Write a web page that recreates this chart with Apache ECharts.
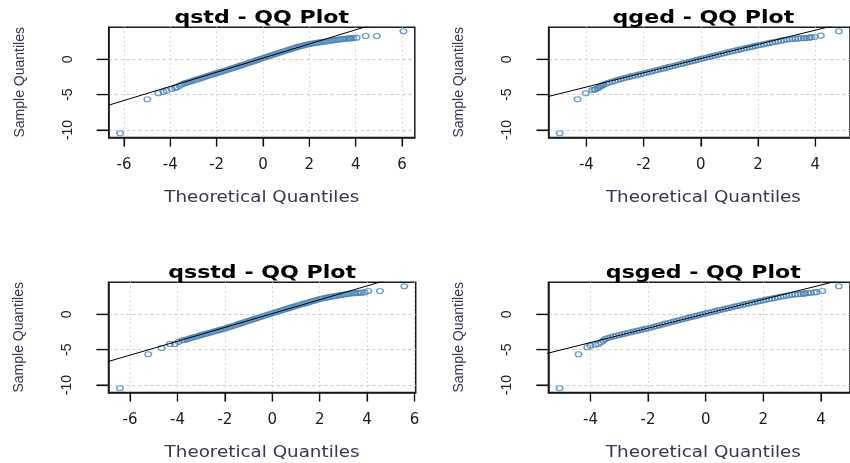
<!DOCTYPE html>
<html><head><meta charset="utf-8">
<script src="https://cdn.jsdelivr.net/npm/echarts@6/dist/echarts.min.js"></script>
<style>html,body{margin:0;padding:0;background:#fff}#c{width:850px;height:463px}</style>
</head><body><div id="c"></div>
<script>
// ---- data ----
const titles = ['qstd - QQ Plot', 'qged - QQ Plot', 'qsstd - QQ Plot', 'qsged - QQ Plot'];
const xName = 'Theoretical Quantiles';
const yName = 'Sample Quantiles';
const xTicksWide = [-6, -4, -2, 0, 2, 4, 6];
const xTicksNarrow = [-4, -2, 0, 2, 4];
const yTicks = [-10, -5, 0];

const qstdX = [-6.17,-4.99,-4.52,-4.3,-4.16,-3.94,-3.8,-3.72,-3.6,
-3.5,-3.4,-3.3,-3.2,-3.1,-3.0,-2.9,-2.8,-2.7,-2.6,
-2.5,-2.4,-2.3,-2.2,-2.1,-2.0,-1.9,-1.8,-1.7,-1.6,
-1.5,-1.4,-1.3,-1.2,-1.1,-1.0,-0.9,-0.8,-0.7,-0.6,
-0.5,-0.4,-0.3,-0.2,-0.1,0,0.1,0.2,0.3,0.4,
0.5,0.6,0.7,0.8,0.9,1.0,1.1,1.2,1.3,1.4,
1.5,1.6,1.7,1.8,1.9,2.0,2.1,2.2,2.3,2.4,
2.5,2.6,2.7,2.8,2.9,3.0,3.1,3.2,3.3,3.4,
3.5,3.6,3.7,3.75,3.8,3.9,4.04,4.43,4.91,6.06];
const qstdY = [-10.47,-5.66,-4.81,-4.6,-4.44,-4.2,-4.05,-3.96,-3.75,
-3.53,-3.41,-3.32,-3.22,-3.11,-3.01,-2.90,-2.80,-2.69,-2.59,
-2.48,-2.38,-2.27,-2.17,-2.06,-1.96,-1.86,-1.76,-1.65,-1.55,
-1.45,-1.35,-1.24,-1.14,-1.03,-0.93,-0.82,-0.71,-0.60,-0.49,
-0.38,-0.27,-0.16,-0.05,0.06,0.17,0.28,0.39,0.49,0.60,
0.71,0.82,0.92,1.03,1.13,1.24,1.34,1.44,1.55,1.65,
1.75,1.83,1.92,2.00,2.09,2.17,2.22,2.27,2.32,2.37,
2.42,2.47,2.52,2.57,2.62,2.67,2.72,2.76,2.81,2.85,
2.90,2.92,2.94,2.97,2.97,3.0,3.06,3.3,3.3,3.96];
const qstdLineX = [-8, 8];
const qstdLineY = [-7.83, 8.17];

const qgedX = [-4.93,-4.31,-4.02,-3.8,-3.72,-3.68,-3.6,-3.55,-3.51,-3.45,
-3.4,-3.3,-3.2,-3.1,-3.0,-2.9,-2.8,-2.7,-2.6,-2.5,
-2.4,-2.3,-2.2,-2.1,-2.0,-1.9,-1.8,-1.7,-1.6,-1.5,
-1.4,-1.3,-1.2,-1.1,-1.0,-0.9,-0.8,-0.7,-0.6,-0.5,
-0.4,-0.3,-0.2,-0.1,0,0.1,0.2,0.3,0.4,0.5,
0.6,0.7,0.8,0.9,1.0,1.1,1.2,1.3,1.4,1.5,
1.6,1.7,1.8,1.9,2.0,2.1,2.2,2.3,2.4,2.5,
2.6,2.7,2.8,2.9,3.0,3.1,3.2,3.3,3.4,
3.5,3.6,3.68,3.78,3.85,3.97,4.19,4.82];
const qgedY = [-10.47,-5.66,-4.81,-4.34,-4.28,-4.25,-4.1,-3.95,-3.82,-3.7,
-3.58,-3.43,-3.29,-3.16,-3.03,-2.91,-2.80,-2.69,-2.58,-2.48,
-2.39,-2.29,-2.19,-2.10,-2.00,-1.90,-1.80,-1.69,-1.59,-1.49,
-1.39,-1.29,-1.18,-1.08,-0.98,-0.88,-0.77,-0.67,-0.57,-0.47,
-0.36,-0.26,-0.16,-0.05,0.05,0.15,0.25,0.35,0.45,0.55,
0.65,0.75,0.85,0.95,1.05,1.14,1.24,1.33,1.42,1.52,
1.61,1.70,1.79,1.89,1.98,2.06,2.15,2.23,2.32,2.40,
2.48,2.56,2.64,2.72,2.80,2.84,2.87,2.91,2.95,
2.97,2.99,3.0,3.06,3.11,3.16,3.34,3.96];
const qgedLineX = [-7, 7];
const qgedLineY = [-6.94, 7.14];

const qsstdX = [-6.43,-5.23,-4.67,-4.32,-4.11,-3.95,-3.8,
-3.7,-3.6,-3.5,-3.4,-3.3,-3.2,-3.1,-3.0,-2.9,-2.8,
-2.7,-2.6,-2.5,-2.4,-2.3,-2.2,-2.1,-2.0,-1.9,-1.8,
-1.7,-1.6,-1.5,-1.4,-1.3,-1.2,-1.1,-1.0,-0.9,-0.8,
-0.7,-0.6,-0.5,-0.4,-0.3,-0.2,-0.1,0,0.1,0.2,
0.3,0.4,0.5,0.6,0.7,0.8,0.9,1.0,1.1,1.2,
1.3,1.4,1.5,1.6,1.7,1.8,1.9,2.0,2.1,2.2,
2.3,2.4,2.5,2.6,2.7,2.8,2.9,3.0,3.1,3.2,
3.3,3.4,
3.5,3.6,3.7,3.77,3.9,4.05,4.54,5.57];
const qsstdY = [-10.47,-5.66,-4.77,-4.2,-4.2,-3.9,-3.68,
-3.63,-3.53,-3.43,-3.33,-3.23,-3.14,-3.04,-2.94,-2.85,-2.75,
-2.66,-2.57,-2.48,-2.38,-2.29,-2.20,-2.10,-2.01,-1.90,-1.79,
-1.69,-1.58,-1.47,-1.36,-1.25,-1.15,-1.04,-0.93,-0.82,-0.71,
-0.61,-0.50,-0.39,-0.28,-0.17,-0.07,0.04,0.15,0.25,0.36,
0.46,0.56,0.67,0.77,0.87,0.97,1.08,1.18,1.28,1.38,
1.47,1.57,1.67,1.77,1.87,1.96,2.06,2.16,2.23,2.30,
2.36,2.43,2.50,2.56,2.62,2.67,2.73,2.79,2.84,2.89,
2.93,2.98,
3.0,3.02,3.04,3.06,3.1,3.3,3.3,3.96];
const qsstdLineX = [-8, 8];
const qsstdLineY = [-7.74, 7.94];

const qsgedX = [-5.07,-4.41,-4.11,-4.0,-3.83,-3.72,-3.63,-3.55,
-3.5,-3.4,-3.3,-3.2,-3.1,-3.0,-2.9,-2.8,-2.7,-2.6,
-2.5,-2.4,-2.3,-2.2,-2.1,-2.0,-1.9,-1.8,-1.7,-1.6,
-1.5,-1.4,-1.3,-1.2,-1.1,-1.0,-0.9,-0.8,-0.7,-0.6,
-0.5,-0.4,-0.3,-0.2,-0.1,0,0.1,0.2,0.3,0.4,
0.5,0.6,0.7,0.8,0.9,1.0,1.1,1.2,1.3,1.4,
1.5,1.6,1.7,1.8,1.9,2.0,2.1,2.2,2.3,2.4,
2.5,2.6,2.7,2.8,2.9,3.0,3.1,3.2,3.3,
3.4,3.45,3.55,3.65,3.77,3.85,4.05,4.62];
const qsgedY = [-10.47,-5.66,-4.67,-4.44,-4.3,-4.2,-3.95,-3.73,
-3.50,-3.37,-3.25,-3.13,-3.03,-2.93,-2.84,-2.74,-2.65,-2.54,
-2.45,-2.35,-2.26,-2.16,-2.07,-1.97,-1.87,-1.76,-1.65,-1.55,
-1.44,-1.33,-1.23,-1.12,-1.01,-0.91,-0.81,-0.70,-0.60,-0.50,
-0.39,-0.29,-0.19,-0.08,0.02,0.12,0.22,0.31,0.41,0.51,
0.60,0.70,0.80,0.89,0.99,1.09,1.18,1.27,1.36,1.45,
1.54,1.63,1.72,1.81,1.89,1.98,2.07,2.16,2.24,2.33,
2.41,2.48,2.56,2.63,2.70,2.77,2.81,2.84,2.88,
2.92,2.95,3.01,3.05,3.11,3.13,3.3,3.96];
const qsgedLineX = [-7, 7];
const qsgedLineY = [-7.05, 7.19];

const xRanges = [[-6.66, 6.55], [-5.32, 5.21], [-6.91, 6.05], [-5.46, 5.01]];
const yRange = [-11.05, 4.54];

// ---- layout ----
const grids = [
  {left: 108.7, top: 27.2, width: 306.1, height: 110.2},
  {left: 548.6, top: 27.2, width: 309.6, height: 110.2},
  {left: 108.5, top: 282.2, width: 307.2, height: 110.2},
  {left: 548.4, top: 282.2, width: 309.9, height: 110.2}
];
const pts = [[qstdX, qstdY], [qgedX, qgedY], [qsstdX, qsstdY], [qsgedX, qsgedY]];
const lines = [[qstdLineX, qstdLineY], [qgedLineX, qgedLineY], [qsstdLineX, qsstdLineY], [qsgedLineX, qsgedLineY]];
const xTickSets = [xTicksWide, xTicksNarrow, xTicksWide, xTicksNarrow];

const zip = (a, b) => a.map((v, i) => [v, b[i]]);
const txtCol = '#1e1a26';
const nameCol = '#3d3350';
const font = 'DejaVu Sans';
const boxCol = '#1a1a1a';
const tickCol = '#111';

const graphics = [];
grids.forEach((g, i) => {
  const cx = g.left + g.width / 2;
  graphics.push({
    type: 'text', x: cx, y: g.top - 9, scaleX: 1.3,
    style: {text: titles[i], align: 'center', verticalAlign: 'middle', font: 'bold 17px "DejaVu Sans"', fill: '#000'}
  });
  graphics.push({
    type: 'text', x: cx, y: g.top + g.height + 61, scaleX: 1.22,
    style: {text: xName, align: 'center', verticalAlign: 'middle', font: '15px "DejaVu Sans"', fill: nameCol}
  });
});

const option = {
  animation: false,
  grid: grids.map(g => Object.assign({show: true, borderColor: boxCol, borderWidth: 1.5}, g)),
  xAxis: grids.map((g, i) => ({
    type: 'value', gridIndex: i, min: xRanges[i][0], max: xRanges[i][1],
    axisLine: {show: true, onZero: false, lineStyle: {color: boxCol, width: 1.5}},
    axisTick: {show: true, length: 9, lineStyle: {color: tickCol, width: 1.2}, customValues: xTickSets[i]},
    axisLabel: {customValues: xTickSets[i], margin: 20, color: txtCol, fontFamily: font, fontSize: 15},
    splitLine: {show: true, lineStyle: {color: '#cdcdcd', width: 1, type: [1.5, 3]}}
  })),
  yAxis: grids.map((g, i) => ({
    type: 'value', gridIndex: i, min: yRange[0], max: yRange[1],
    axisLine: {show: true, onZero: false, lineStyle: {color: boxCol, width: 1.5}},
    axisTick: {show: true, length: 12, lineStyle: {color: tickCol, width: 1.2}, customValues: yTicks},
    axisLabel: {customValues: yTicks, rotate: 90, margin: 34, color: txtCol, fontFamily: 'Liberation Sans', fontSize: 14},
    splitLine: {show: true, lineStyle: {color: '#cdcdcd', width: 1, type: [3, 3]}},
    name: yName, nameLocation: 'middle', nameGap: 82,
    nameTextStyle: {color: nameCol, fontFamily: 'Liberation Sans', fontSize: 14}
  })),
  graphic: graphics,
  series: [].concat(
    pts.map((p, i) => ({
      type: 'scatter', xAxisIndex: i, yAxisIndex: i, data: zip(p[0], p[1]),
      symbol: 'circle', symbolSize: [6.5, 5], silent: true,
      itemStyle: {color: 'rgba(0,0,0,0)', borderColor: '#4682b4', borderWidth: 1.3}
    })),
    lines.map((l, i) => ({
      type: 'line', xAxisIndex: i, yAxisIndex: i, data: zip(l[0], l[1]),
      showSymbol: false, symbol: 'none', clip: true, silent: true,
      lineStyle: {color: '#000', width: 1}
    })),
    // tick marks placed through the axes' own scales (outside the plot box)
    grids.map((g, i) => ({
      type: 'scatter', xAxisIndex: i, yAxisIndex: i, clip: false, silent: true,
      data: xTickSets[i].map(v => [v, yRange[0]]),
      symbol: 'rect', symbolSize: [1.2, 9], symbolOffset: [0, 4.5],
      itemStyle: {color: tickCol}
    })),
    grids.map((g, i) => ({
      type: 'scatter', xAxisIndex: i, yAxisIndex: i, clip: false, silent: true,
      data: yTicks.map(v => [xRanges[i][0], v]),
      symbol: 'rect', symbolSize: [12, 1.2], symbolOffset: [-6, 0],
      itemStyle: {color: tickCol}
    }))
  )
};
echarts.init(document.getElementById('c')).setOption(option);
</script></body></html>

* * * * * * * * *

-- What needs to be done --
Repeat the listing above from its first line through the line that contains "const yTicks = [-10, -5, 0];", both included, and nothing more. Drop the pictures.

-- Worked solution --
Write a web page that recreates this chart with Apache ECharts.
<!DOCTYPE html>
<html><head><meta charset="utf-8">
<script src="https://cdn.jsdelivr.net/npm/echarts@6/dist/echarts.min.js"></script>
<style>html,body{margin:0;padding:0;background:#fff}#c{width:850px;height:463px}</style>
</head><body><div id="c"></div>
<script>
// ---- data ----
const titles = ['qstd - QQ Plot', 'qged - QQ Plot', 'qsstd - QQ Plot', 'qsged - QQ Plot'];
const xName = 'Theoretical Quantiles';
const yName = 'Sample Quantiles';
const xTicksWide = [-6, -4, -2, 0, 2, 4, 6];
const xTicksNarrow = [-4, -2, 0, 2, 4];
const yTicks = [-10, -5, 0];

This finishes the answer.